Attuazione dei piani di zona
L’approvazione del piano, oltre a comportare la dichiarazione di pubblica utilità ope legis di tutte le opere, impianti ed edifici in esso previsti, equivale a dichiarazione di indifferibilità e di urgenza (art. 9, comma 3, legge n. 167\1962).
L’efficacia del piano è fissata in diciotto anni dalla data del decreto di approvazione, prorogabile di altri due anni per giustificati motivi e su domanda del Comune.

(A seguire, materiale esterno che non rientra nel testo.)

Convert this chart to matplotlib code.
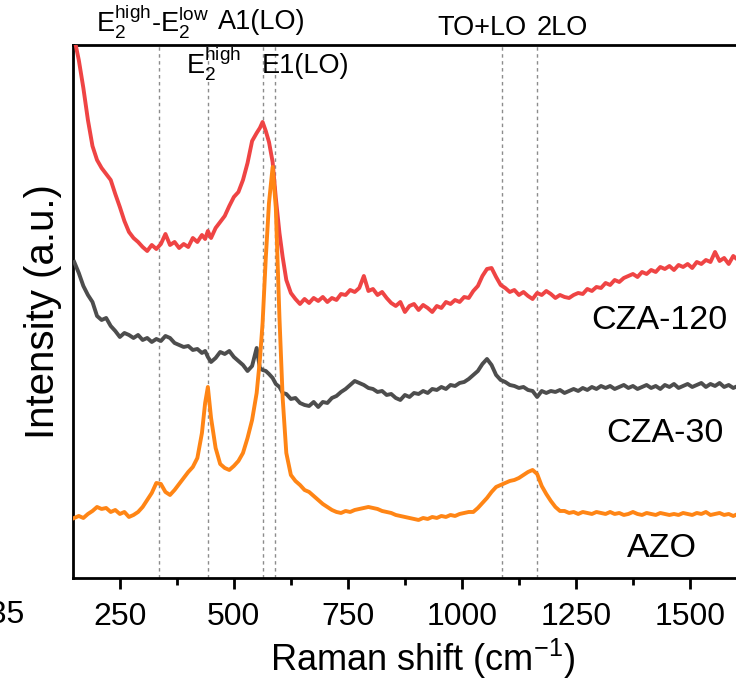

L’art. 38 della legge n. 865 del 1971 accentra nell’organo comunale deliberante il controllo della fase esecutiva della pianificazione zonale, prevedendo che l’attuazione dei piani di zona avvenga a mezzo di appositi programmi pluriennali di attuazione approvati con deliberazione del Consiglio comunale, entro sei mesi dall’approvazione degli anzidetti piani.
I programmi di attuazione debbono indicare: a) l’estensione delle aree di cui si prevede l’utilizzazione e la correlativa urbanizzazione; b) la individuazione delle aree da cedere in proprietà e di quelle da concedere in superficie, entro i limiti stabiliti dall’art. 35 della legge n. 865 del 1971, qualora alla stessa non si provveda per l’intero piano di zona; c) la spesa prevista per la realizzazione delle opere di urbanizzazione primaria e secondaria e delle opere di carattere generale; d) i mezzi finanziari con i quali il Comune o il consorzio intendono far fronte alla spese di cui alla precedente lettera c).
I programmi suddetti, avendo la funzione di stabilire quali aree debbono essere espropriate in un determinato arco di tempo, costituiscono presupposto indispensabile per l’espropriazione.
A norma dell’art. 35 della legge n. 865 tutte quante le aree comprese nei piani di zona devono essere espropriate dai Comuni o dai loro consorzi, per essere poi cedute ai soggetti beneficiari.